Integration of $2$-form on the sphere using the stereographic projection

Question

Let $\omega$ be the $2$ form $\omega = x \, dy \wedge dz - y \, dx \wedge dz + z \, dx \wedge dy$ on $S^2$. I want to integrate $\int_{S^2} \omega$ using the definition, with the stereographic projection ${\varphi}^{- 1} : {\mathbb{R}}^2 \to S^2 \setminus \{(0 , 0 , 1)\}$ given by $$ {\varphi}^{- 1}(u , v) = \left(x = \frac{2 u}{1 + u^2 + v^2} , y = \frac{2 v}{1 + u^2 + v^2} , z = \frac{u^2 + v^2 - 1}{1 + u^2 + v^2}\right). $$ Then $$ \int_{S^2} \omega = \int_{{\mathbb{R}}^2} {\left({\varphi}^{- 1}\right)}^*(\omega). $$ I proceed to calculate ${({\varphi}^{- 1})}^*(\omega)$. It is $$ {\left({\varphi}^{- 1}\right)}^*(\omega) = x {\left({\varphi}^{- 1}\right)}^*(dy) \wedge {\left({\varphi}^{- 1}\right)}^*(dz) - y {\left({\varphi}^{- 1}\right)}^*(dx) \wedge {\left({\varphi}^{- 1}\right)}^*(dz) + z {\left({\varphi}^{- 1}\right)}^*(dx) \wedge {\left({\varphi}^{- 1}\right)}^*(dy). $$ For instance, $$ {\left({\varphi}^{- 1}\right)}^*(dx) = \frac{\partial x}{\partial u} \, du + \frac{\partial x}{\partial v} \, dv = \frac{2 (1 + u^2 + v^2) - 4 u^2}{{(1 + u^2 + v^2)}^2} \, du - \frac{4 u v}{{(1 + u^2 + v^2)}^2} \, dv $$ and similarly $$ {\left({\varphi}^{- 1}\right)}^*(dy) = - \frac{4 u v}{{(1 + u^2 + v^2)}^2} \, du + \frac{2 (1 + u^2 + v^2) - 4 v^2}{{(1 + u^2 + v^2)}^2} \, dv $$ and $$ {\left({\varphi}^{- 1}\right)}^*(dz) = 4 \left(\frac{u}{{(1 + u^2 + v^2)}^2} \, du + \frac{v}{{(1 + u^2 + v^2)}^2} \, dv\right). $$ We calculate now the exterior products: $$ x {\left({\varphi}^{- 1}\right)}^*(dy) \wedge {\left({\varphi}^{- 1}\right)}^*(dz) = - \frac{16 u^2}{{(1 + u^2 + v^2)}^4} \, du \wedge dv, $$ $$ - y {\left({\varphi}^{- 1}\right)}^*(dx) \wedge {\left({\varphi}^{- 1}\right)}^*(dz) = - \frac{16 v^2}{{(1 + u^2 + v^2)}^4} \, du \wedge dv, $$ $$ z {\left({\varphi}^{- 1}\right)}^*(dx) \wedge {\left({\varphi}^{- 1}\right)}^*(dy) = - 4 \frac{{(u^2 + v^2)}^2 - 2 (u^2 + v^2) + 1}{{(1 + u^2 + v^2)}^4} \, du \wedge dv. $$ Therefore $$ {\left({\varphi}^{- 1}\right)}^*(\omega) = \frac{4}{{(1 + u^2 + v^2)}^4} (- 2 u^2 - 2 v^2 - 1 - u^4 - 2 u^2 v^2 - v^4) \, du \wedge dv $$ if I did not have any mistake.
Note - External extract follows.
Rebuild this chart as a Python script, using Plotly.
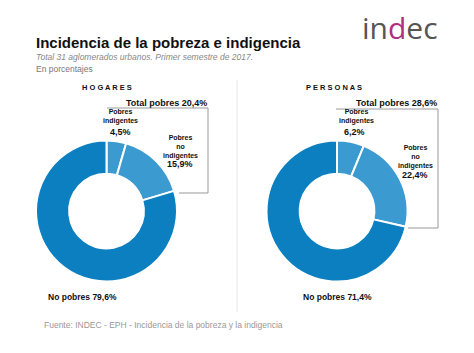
import plotly.graph_objects as go

categories = ["Pobres indigentes", "Pobres no indigentes", "No pobres"]
hogares = [4.5, 15.9, 79.6]
personas = [6.2, 22.4, 71.4]
total_hogares = 20.4
total_personas = 28.6

DARK = "#0b7fc0"
LIGHT = "#3b9bd0"
colors = [LIGHT, LIGHT, DARK]

W, H = 474, 353

def fmt(v):
    return f"{v:.1f}".replace(".", ",") + "%"

fig = go.Figure()

def px_dom(cx, cy, r):
    return dict(x=[(cx - r) / W, (cx + r) / W], y=[(H - cy - r) / H, (H - cy + r) / H])

fig.add_trace(go.Pie(labels=categories, values=hogares, sort=False, direction="clockwise",
                     rotation=0, hole=0.53, textinfo="none", hoverinfo="label+value",
                     marker=dict(colors=colors, line=dict(color="white", width=2)),
                     domain=px_dom(106.5, 211, 70.5), showlegend=False))
fig.add_trace(go.Pie(labels=categories, values=personas, sort=False, direction="clockwise",
                     rotation=0, hole=0.53, textinfo="none", hoverinfo="label+value",
                     marker=dict(colors=colors, line=dict(color="white", width=2)),
                     domain=px_dom(337, 211, 70.5), showlegend=False))

ann = []
def T(x, y, text, size=8, color="#111", bold=False, xanchor="center", italic=False, family="Liberation Sans, Arial, sans-serif"):
    t = text
    if bold:
        t = "<b>" + t + "</b>"
    if italic:
        t = "<i>" + t + "</i>"
    ann.append(dict(x=x / W, y=1 - y / H, xref="paper", yref="paper", text=t, showarrow=False,
                    xanchor=xanchor, yanchor="middle", align="center",
                    font=dict(size=size, color=color, family=family)))

T(34, 42, "Incidencia de la pobreza e indigencia", size=15, bold=True, xanchor="left")
T(34, 57, "Total 31 aglomerados urbanos. Primer semestre de 2017.", size=8.5, color="#888", italic=True, xanchor="left")
T(34, 69, "En porcentajes", size=8.5, color="#777", xanchor="left")
T(400, 28, "<span style='color:#555'>in</span><span style='color:#b1307f'>d</span><span style='color:#555'>ec</span>", size=30, xanchor="center", family="Open Sans, Lato, sans-serif")

T(107, 87, "H O G A R E S", size=7.5, bold=True)
T(334, 87, "P E R S O N A S", size=7.5, bold=True)

T(209, 103, "Total pobres " + fmt(total_hogares), size=9, bold=True, xanchor="right")
T(439, 103, "Total pobres " + fmt(total_personas), size=9, bold=True, xanchor="right")

T(120, 117, "Pobres<br>indigentes", size=7, bold=True)
T(120, 132, fmt(hogares[0]), size=9, bold=True)
T(180, 147, "Pobres<br>no<br>indigentes", size=7, bold=True)
T(180, 164, fmt(hogares[1]), size=9, bold=True)

T(356, 117, "Pobres<br>indigentes", size=7, bold=True)
T(354, 132, fmt(personas[0]), size=9, bold=True)
T(415, 157, "Pobres<br>no<br>indigentes", size=7, bold=True)
T(415, 175, fmt(personas[1]), size=9, bold=True)

T(82, 297, "No pobres " + fmt(hogares[2]), size=8.5, bold=True)
T(337, 297, "No pobres " + fmt(personas[2]), size=8.5, bold=True)

T(42, 325, "Fuente: INDEC - EPH - Incidencia de la pobreza y la indigencia", size=8.5, color="#999", xanchor="left")

shapes = []
def L(x0, y0, x1, y1, color="#999", width=1):
    shapes.append(dict(type="line", xref="paper", yref="paper", x0=x0 / W, y0=1 - y0 / H,
                       x1=x1 / W, y1=1 - y1 / H, line=dict(color=color, width=width)))

L(107, 108, 208, 108)
L(208, 108, 208, 193)
L(208, 193, 179, 193)
L(336, 109, 438, 109)
L(438, 109, 438, 228)
L(438, 228, 408, 228)
L(237, 80, 237, 312, color="#e6e6e6")

fig.update_layout(width=W, height=H, margin=dict(l=0, r=0, t=0, b=0),
                  paper_bgcolor="white", plot_bgcolor="white",
                  annotations=ann, shapes=shapes)
fig.write_html("out.html")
But how can I proceed with this expression? On the other hand, I know that the integral should be $4 \pi$.

Answer 1

Your results so far are actually all correct. To proceed, you just need to be a little less eager in expanding all the expressions, but opt for factoring more. In particular, the result for $(\phi^{-1})^* (z\, dx\wedge dy)$ can be factored. The numerator is actually just $4(u^2+v^2-1)^2$. When you add up the pullback of the other two terms, you are adding $16(u^2+v^2)$ to the numerator. Thus you get $4(u^2+v^2+1)^2$, which cancels neatly with the denominator.
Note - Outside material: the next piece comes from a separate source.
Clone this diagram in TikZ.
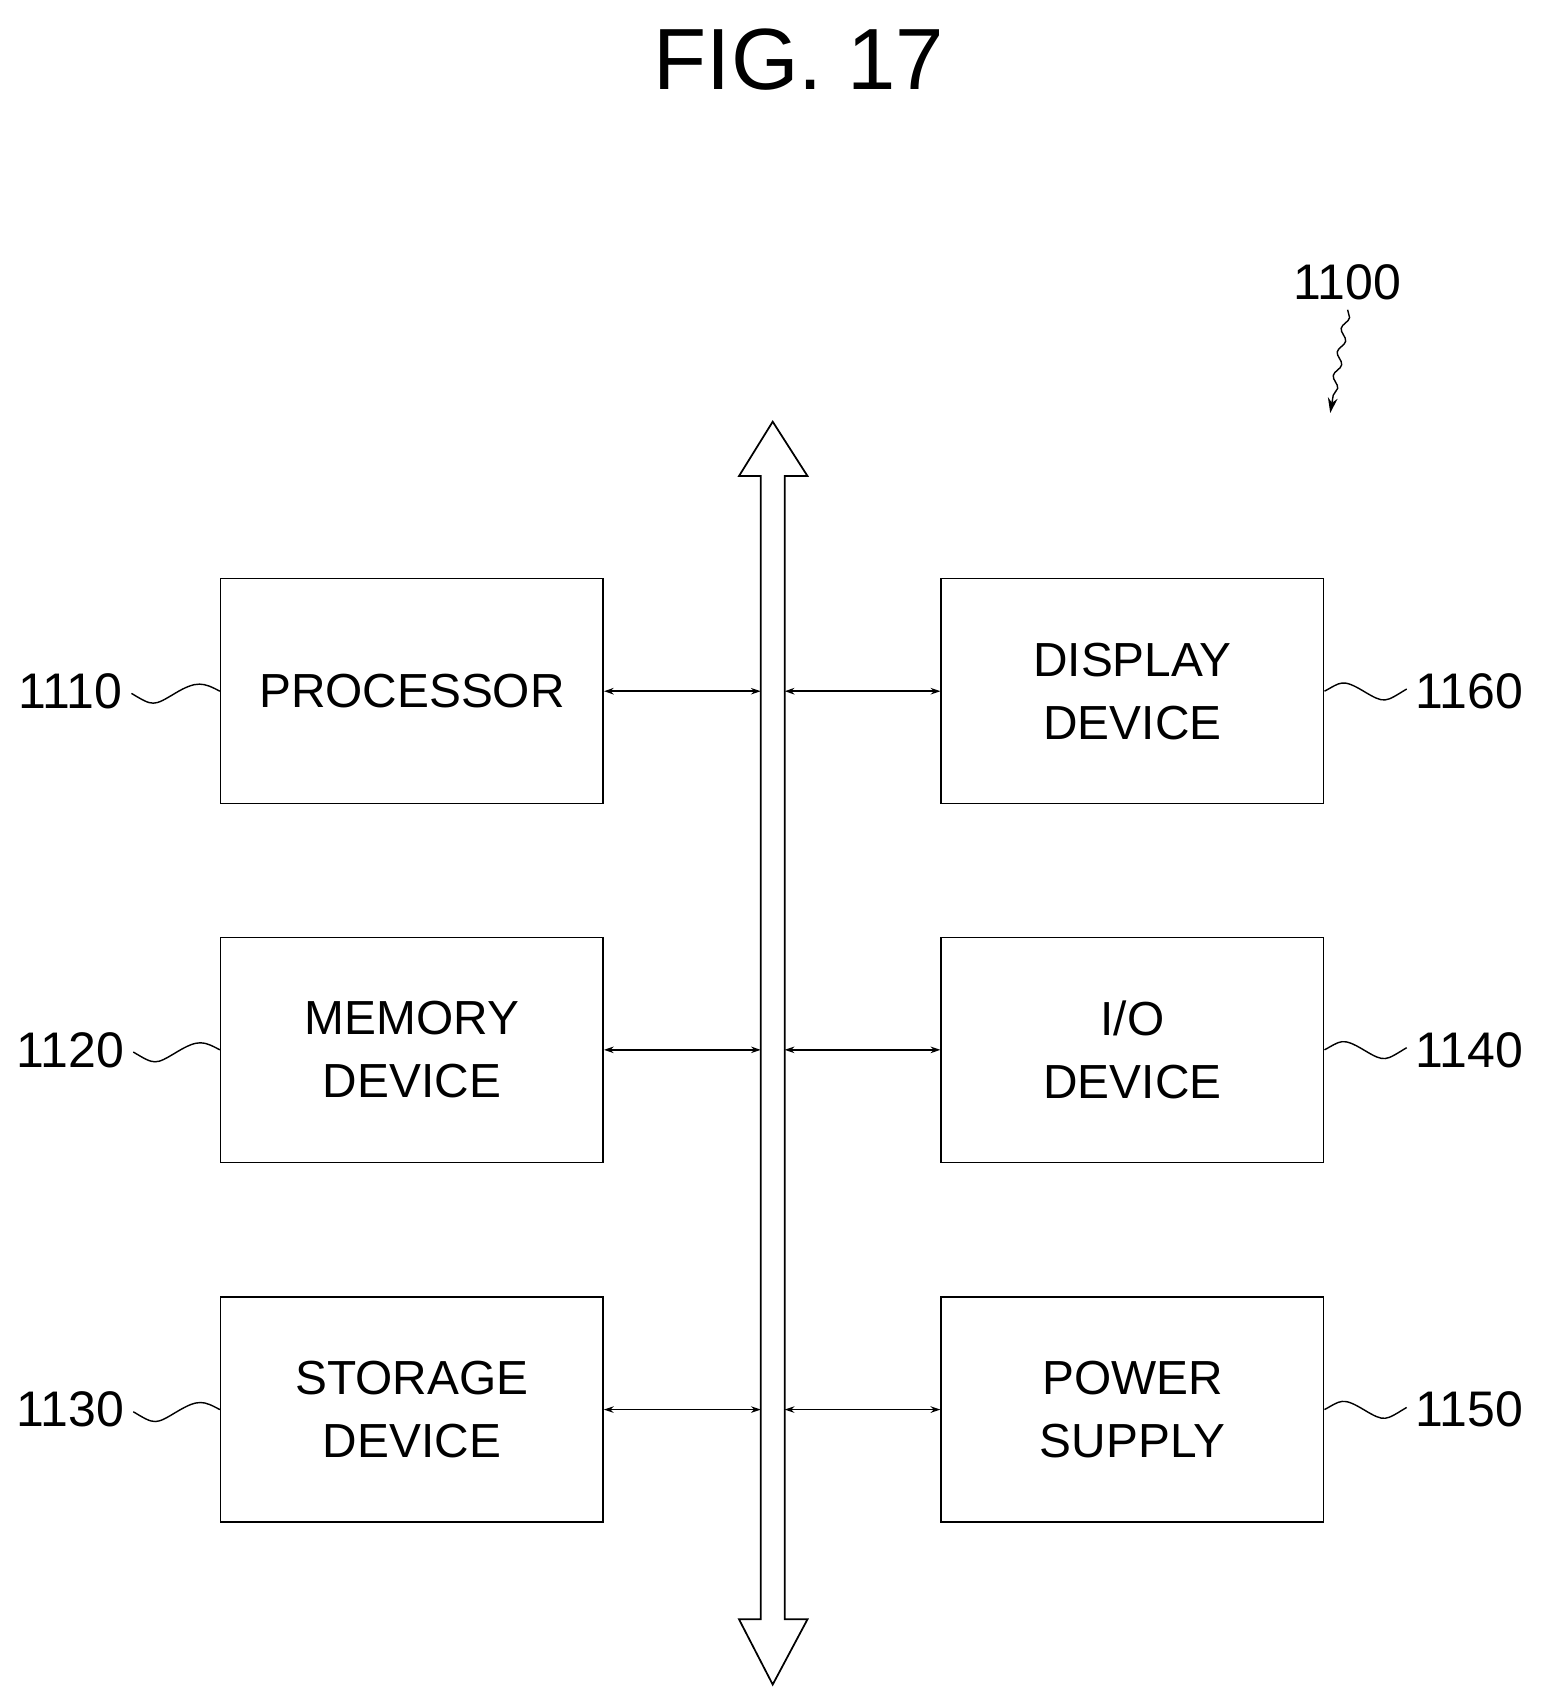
\documentclass[tikz,border=0pt]{standalone}
\usepackage{fontspec}
\setmainfont{Liberation Sans}
\usetikzlibrary{arrows.meta,decorations.pathmorphing}
\begin{document}
\begin{tikzpicture}[x=1pt,y=-1pt,
  box/.style={draw,line width=1.4pt,minimum width=352pt,minimum height=207pt,inner sep=0pt,align=center,font=\fontsize{44}{58}\selectfont},
  lbl/.style={font=\fontsize{46}{50}\selectfont,inner sep=0pt},
  conn/.style={line width=1.4pt,{Stealth[length=9pt,width=6pt]}-{Stealth[length=9pt,width=6pt]}},
  tl/.style={line width=1.3pt}]
\useasboundingbox (0,0) rectangle (1420,1567);
\node[font=\fontsize{80}{90}\selectfont] (title) at (735,55) {FIG.\ 17};
\node[lbl] (l1100) at (1240,260) {1100};
\coordinate (t1100) at (1224,380);
\draw[line width=1.3pt,-{Stealth[length=14pt,width=9pt]},decorate,decoration={snake,amplitude=3pt,segment length=22pt,post length=16pt}] (1240,285) -- (t1100);

\draw[line width=1.6pt] (711,388) -- (680,438) -- (700,438) -- (700,1490) -- (680,1490) -- (711,1550) -- (743,1490) -- (722,1490) -- (722,438) -- (743,438) -- cycle;

\node[box] (p) at (379,636) {PROCESSOR};
\node[box] (m) at (379,966) {MEMORY\\DEVICE};
\node[box] (s) at (379,1297) {STORAGE\\DEVICE};
\node[box] (d) at (1042,636) {DISPLAY\\DEVICE};
\node[box] (io) at (1042,966) {I/O\\DEVICE};
\node[box] (ps) at (1042,1297) {POWER\\SUPPLY};

\foreach \n/\y in {p/636,m/966,s/1297}{
  \coordinate (b\n) at (700,\y);
  \draw[conn] (\n.east) -- (b\n);}
\foreach \n/\y in {d/636,io/966,ps/1297}{
  \coordinate (b\n) at (722,\y);
  \draw[conn] (b\n) -- (\n.west);}

\foreach \n/\t/\y in {p/1110/636,m/1120/966,s/1130/1297}{
  \node[lbl] (L\t) at (65,\y) {\t};
  \draw[tl] (L\t.east) ++(8,2) .. controls +(20,12) and +(-20,12) .. +(40,0) .. controls +(20,-12) and +(-15,-8) .. (\n.west);}
\foreach \n/\t/\y in {d/1160/636,io/1140/966,ps/1150/1297}{
  \node[lbl] (L\t) at (1352,\y) {\t};
  \draw[tl] (\n.east) .. controls +(15,-8) and +(-20,-12) .. +(36,0) .. controls +(20,12) and +(-20,12) .. ([xshift=-8pt,yshift=2pt]L\t.west);}
\end{tikzpicture}
\end{document}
Alternatively, if you are familiar enough with the expansion of $(x+y+z)^2$, you can recognize straight away that the numerator of your final result is $4(u^2+v^2+1)^2$.

To proceed with the integral, you can either convert the integral into polar coordinates in the $uv$-plane, or do it with trig substitutions. The former method is easier by far.